▸ **SUPPLIED RECORDS**:
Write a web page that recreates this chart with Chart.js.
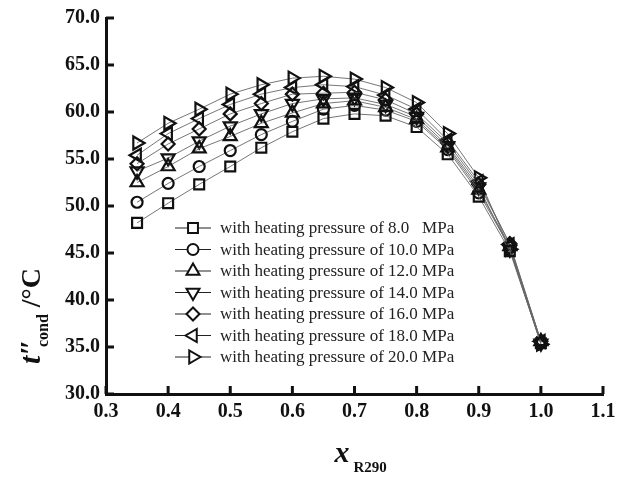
<!DOCTYPE html>
<html lang="en">
<head>
    <meta charset="UTF-8">
    <title>t''cond vs x R290</title>
    <script src="https://cdn.jsdelivr.net/npm/chart.js"></script>
    <style>
html, body { margin: 0; padding: 0; background: #fff; }
#wrap { width: 638px; height: 477px; }
    </style>
</head>
<body>
    <div id="wrap"><canvas id="tChart" width="638" height="477"></canvas></div>
    <script>
const xValues = [0.35, 0.40, 0.45, 0.50, 0.55, 0.60, 0.65, 0.70, 0.75, 0.80, 0.85, 0.90, 0.95, 1.00];
const p8  = [48.2, 50.3, 52.3, 54.2, 56.2, 57.9, 59.3, 59.8, 59.6, 58.4, 55.5, 51.0, 45.2, 35.4];
const p10 = [50.4, 52.4, 54.2, 55.9, 57.6, 59.0, 60.3, 60.7, 60.2, 59.0, 56.0, 51.4, 45.6, 35.5];
const p12 = [52.5, 54.2, 56.1, 57.4, 58.8, 59.9, 60.9, 61.2, 60.5, 59.2, 56.2, 51.7, 45.7, 35.6];
const p14 = [53.7, 55.1, 56.9, 58.5, 59.8, 60.9, 61.4, 61.5, 60.8, 59.5, 56.4, 52.0, 45.4, 35.4];
const p16 = [54.5, 56.6, 58.2, 59.8, 60.9, 61.9, 62.0, 62.1, 61.3, 59.8, 56.7, 52.3, 46.0, 35.6];
const p18 = [55.4, 57.7, 59.3, 60.8, 61.9, 62.6, 62.9, 62.7, 61.8, 60.3, 57.0, 52.6, 45.9, 35.6];
const p20 = [56.7, 58.8, 60.3, 61.9, 62.9, 63.6, 63.8, 63.5, 62.6, 61.0, 57.7, 53.0, 45.4, 35.3];
const seriesLabels = [
    'with heating pressure of 8.0   MPa',
    'with heating pressure of 10.0 MPa',
    'with heating pressure of 12.0 MPa',
    'with heating pressure of 14.0 MPa',
    'with heating pressure of 16.0 MPa',
    'with heating pressure of 18.0 MPa',
    'with heating pressure of 20.0 MPa'
];
const xTicks = [0.3, 0.4, 0.5, 0.6, 0.7, 0.8, 0.9, 1.0, 1.1];
const yTicks = [30, 35, 40, 45, 50, 55, 60, 65, 70];

const serif = '"Liberation Serif", "DejaVu Serif", serif';
// marker look for each series: style, rotation, radius
const markers = [
    { style: 'rect', rot: 0, r: 7 },
    { style: 'circle', rot: 0, r: 5.5 },
    { style: 'triangle', rot: 0, r: 7.5 },
    { style: 'triangle', rot: 180, r: 7.5 },
    { style: 'rectRot', rot: 0, r: 6.5 },
    { style: 'triangle', rot: 270, r: 7.5 },
    { style: 'triangle', rot: 90, r: 7.5 }
];
const allSeries = [p8, p10, p12, p14, p16, p18, p20];

function makeDataset(vals, i) {
    const m = markers[i];
    return {
        label: seriesLabels[i],
        data: vals.map((v, k) => ({ x: xValues[k], y: v })),
        borderColor: '#666',
        borderWidth: 0.9,
        pointStyle: m.style,
        rotation: m.rot,
        pointRadius: m.r,
        pointBorderWidth: 2.2,
        pointBorderColor: '#111',
        pointBackgroundColor: 'rgba(255,255,255,0)',
        tension: 0
    };
}

// inward ticks, axis titles and legend
const extrasPlugin = {
    id: 'extras',
    afterDraw(chart) {
        const ctx = chart.ctx;
        const a = chart.chartArea;
        const xs = chart.scales.x, ys = chart.scales.y;
        ctx.save();
        ctx.strokeStyle = '#111';
        ctx.lineWidth = 3;
        yTicks.forEach(t => {
            const py = ys.getPixelForValue(t);
            ctx.beginPath(); ctx.moveTo(a.left, py); ctx.lineTo(a.left + 8, py); ctx.stroke();
        });
        xTicks.forEach(t => {
            const px = xs.getPixelForValue(t);
            ctx.beginPath(); ctx.moveTo(px, a.bottom); ctx.lineTo(px, a.bottom - 8); ctx.stroke();
        });

        // x title
        ctx.fillStyle = '#111';
        ctx.textBaseline = 'alphabetic';
        ctx.font = 'italic bold 30px ' + serif;
        const cx = (a.left + a.right) / 2;
        ctx.textAlign = 'left';
        ctx.fillText('x', cx - 20, 462);
        ctx.font = 'bold 15px ' + serif;
        ctx.fillText('R290', cx - 1, 472);

        // y title, rotated
        ctx.save();
        ctx.translate(40, 272);
        ctx.rotate(-Math.PI / 2);
        ctx.textAlign = 'left';
        ctx.font = 'italic bold 30px ' + serif;
        let px0 = -92;
        ctx.fillText('t\u2033', px0, 0);
        let w = ctx.measureText('t\u2033').width;
        ctx.font = 'bold 16px ' + serif;
        ctx.fillText('cond', px0 + w - 8, 8);
        let w2 = ctx.measureText('cond').width;
        ctx.font = 'bold 28px ' + serif;
        ctx.fillText(' /\u00b0C', px0 + w - 8 + w2, 0);
        ctx.restore();

        // legend
        const lx = 175, ly = 228, step = 21.5;
        ctx.font = '17px ' + serif;
        ctx.textBaseline = 'middle';
        ctx.textAlign = 'left';
        seriesLabels.forEach((lab, i) => {
            const y = ly + i * step;
            ctx.strokeStyle = '#222';
            ctx.lineWidth = 1.2;
            ctx.beginPath(); ctx.moveTo(lx, y); ctx.lineTo(lx + 36, y); ctx.stroke();
            ctx.lineWidth = 2;
            ctx.strokeStyle = '#111';
            ctx.fillStyle = '#fff';
            Chart.helpers.drawPoint(ctx, {
                pointStyle: markers[i].style,
                rotation: markers[i].rot,
                radius: markers[i].r,
                borderWidth: 2
            }, lx + 18, y);
            ctx.fillStyle = '#222';
            ctx.fillText(lab, lx + 45, y + 1);
        });
        ctx.restore();
    }
};

new Chart(document.getElementById('tChart'), {
    type: 'line',
    data: { datasets: allSeries.map(makeDataset) },
    options: {
        responsive: false,
        animation: false,
        layout: { padding: { left: 0, right: 35, top: 17, bottom: 0 } },
        plugins: { legend: { display: false }, tooltip: { enabled: false } },
        scales: {
            x: {
                type: 'linear',
                min: 0.3, max: 1.1,
                afterBuildTicks: s => { s.ticks = xTicks.map(v => ({ value: v })); },
                afterFit: s => { s.height = 83; },
                grid: { display: false, drawTicks: false },
                border: { display: true, color: '#111', width: 3 },
                ticks: {
                    color: '#111',
                    padding: 6,
                    font: { family: serif, size: 20, weight: 'bold' },
                    callback: v => Number(v).toFixed(1)
                }
            },
            y: {
                min: 30, max: 70,
                afterBuildTicks: s => { s.ticks = yTicks.map(v => ({ value: v })); },
                afterFit: s => { s.width = 106; },
                grid: { display: false, drawTicks: false },
                border: { display: true, color: '#111', width: 3 },
                ticks: {
                    color: '#111',
                    padding: 6,
                    font: { family: serif, size: 20, weight: 'bold' },
                    callback: v => Number(v).toFixed(1)
                }
            }
        }
    },
    plugins: [extrasPlugin]
});
    </script>
</body>
</html>
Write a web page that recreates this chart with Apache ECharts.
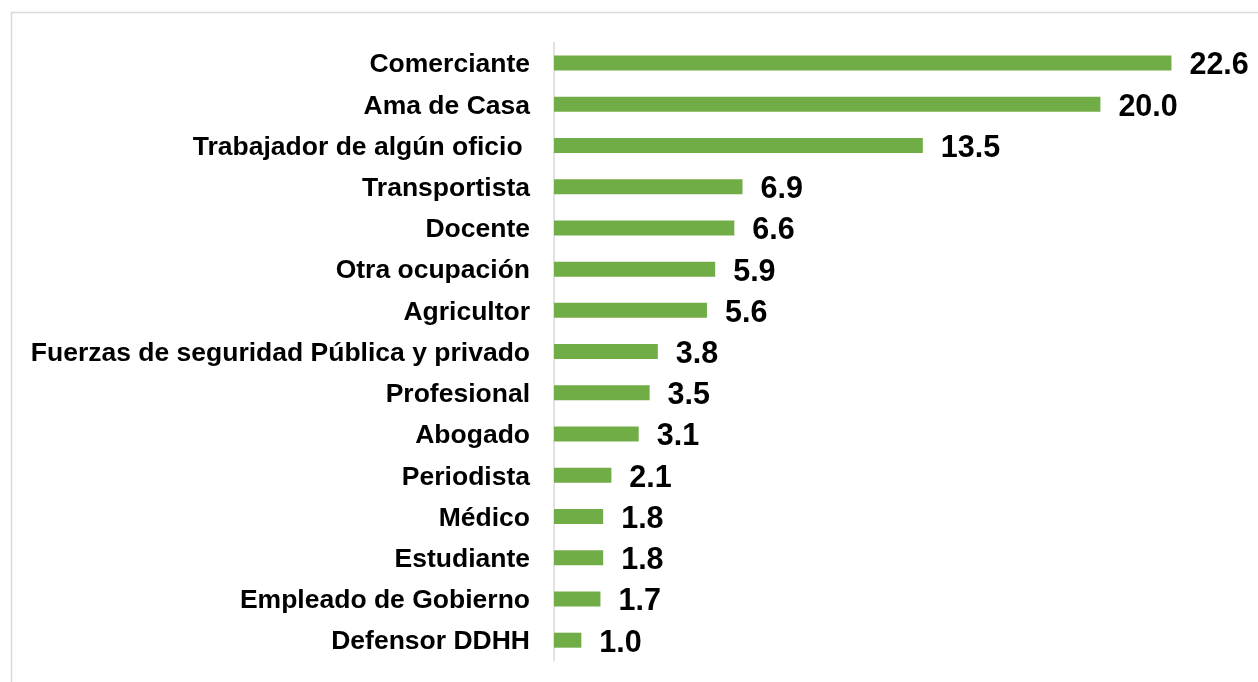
<!DOCTYPE html>
<html>
<head>
<meta charset="utf-8">
<script src="https://cdn.jsdelivr.net/npm/echarts@6/dist/echarts.min.js"></script>
<style>
html,body{margin:0;padding:0;background:#fff;}
#chart{width:1258px;height:682px;}
</style>
</head>
<body>
<div id="chart"></div>
<script>
const categories = [
  "Comerciante",
  "Ama de Casa",
  "Trabajador de algún oficio ",
  "Transportista",
  "Docente",
  "Otra ocupación",
  "Agricultor",
  "Fuerzas de seguridad Pública y privado",
  "Profesional",
  "Abogado",
  "Periodista",
  "Médico",
  "Estudiante",
  "Empleado de Gobierno",
  "Defensor DDHH"
];
const values = [22.6, 20.0, 13.5, 6.9, 6.6, 5.9, 5.6, 3.8, 3.5, 3.1, 2.1, 1.8, 1.8, 1.7, 1.0];

const chart = echarts.init(document.getElementById('chart'));
chart.setOption({
  animation: false,
  backgroundColor: '#ffffff',
  graphic: [{
    type: 'rect',
    shape: {x: 11.5, y: 12.5, width: 1300, height: 700},
    style: {fill: 'none', stroke: '#d9d9d9', lineWidth: 1.5},
    silent: true
  }],
  grid: {left: 554, top: 42.4, width: 683, height: 618.4, containLabel: false},
  xAxis: {
    type: 'value', min: 0, max: 25,
    show: false
  },
  yAxis: {
    type: 'category',
    data: categories,
    inverse: true,
    axisLine: {show: true, lineStyle: {color: '#d9d9d9', width: 1.5}},
    axisTick: {show: false},
    axisLabel: {
      margin: 24,
      color: '#000',
      fontFamily: 'Liberation Sans, Arial, sans-serif',
      fontWeight: 'bold',
      fontSize: 26.5,
      formatter: v => '{a|' + v + '}',
      rich: {
        a: {
          color: '#000',
          fontFamily: 'Liberation Sans, Arial, sans-serif',
          fontWeight: 'bold',
          fontSize: 26.5,
          padding: [4, 0, 0, 0]
        }
      }
    }
  },
  series: [{
    type: 'bar',
    data: values,
    barWidth: 15,
    itemStyle: {color: '#70AD47'},
    label: {
      show: true,
      position: 'right',
      distance: 18,
      offset: [0, 3],
      color: '#000',
      fontFamily: 'Liberation Sans, Arial, sans-serif',
      fontWeight: 'bold',
      fontSize: 30.5
    }
  }]
});
chart.setOption({series: [{label: {formatter: p => p.value.toFixed(1)}}]});
</script>
</body>
</html>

▸ **WHAT TO PRODUCE**:
Extract from the material all lines containing the string "this".

▸ **CORRECT RESULT**:
Write a web page that recreates this chart with Chart.js.
Write a web page that recreates this chart with Apache ECharts.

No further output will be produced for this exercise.